Tenho a oportunidade de trabalhar com pessoas autistas há muitos anos, tanto na Tismoo quanto na Revista Autismo. Essa convivência diária me ensinou muito sobre como liderar com mais empatia, objetividade e clareza. Aprendi que, para alguns profissionais autistas, o que parece ser uma instrução simples pode gerar interpretações completamente diferentes — e que isso não tem nada a ver com falta de atenção ou de comprometimento, e sim com uma forma distinta de compreender a linguagem e o contexto.
Certa vez, há alguns anos, pedi a uma pessoa autista da equipe: “Veja as tarefas que precisam ser feitas, pois há algumas que são prioridade e estão atrasadas”. A pessoa não me deu uma resposta naquele dia, eu acabei sobrecarregado com outras demandas que surgiram e voltei ao assunto apenas no dia seguinte, preocupado com a urgência das tarefas e por ainda não ter tido uma resposta.
No dia seguinte, ao retomar o assunto, a resposta foi: “Sim, eu vi”. Ela realmente havia feito o que eu pedira: viu as tarefas. Mas não havia tomado nenhuma ação. Foi quando percebi que o problema não estava na execução, mas na minha comunicação. Eu queria que ela analisasse as tarefas, identificasse as atrasadas, fizesse uma relação e discutíssemos juntos como acelerar as entregas. Mas nada disso foi dito. Na minha cabeça, estava implícito. Na dela, não. Não foi dito!
Comunicação e clareza
Essa experiência me fez repensar profundamente a maneira como eu me comunico. Percebi que dar instruções vagas como “veja isso”, “dá uma olhada” ou “resolve esse ponto” pode gerar mal-entendidos e frustrações. Desde então, passei a adotar uma comunicação mais direta e específica, deixando explícito o que precisa ser feito, o prazo, o resultado esperado e o que deve ser devolvido após a execução. A diferença foi enorme, tanto na compreensão das demandas quanto no clima da equipe.

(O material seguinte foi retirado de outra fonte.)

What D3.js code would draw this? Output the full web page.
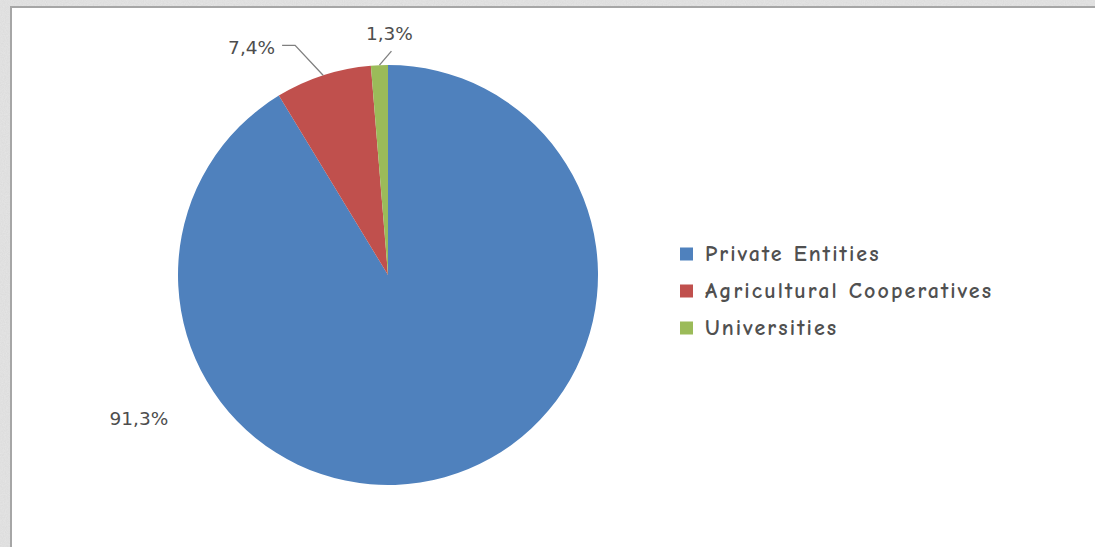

Para gestores que trabalham com pessoas autistas, minha dica é simples: seja claro, literal e objetivo. Dê orientações completas, explique o propósito da tarefa e, se possível, confirme o entendimento pedindo para a pessoa repetir o que entendeu. Evite figuras de linguagem, ironias e ambiguidades. Essa mudança de postura não apenas ajuda o profissional autista a se sentir mais seguro e produtivo, como também melhora a performance geral da equipe.
Melhoria para todos
Vale destacar que esse tipo de mudança de conduta tem efeito positivo para todos: outros profissionais atípicos que talvez nem saibam que têm alguma neurodivergência passam a se beneficiar de uma comunicação mais estruturada — e até colaboradores neurotípicos ganham com instruções mais claras, reduzindo ruídos e aumentando a precisão nas entregas.
No fim das contas, trabalhar com autistas me ensinou algo que vai muito além da inclusão: a clareza é também uma forma de respeito. Quando um líder se comunica com objetividade, ele elimina o espaço para interpretações equivocadas, reduz ansiedade e promove um ambiente mais justo e produtivo para todos. E essa é, talvez, uma das maiores lições de gestão que o autismo me proporcionou.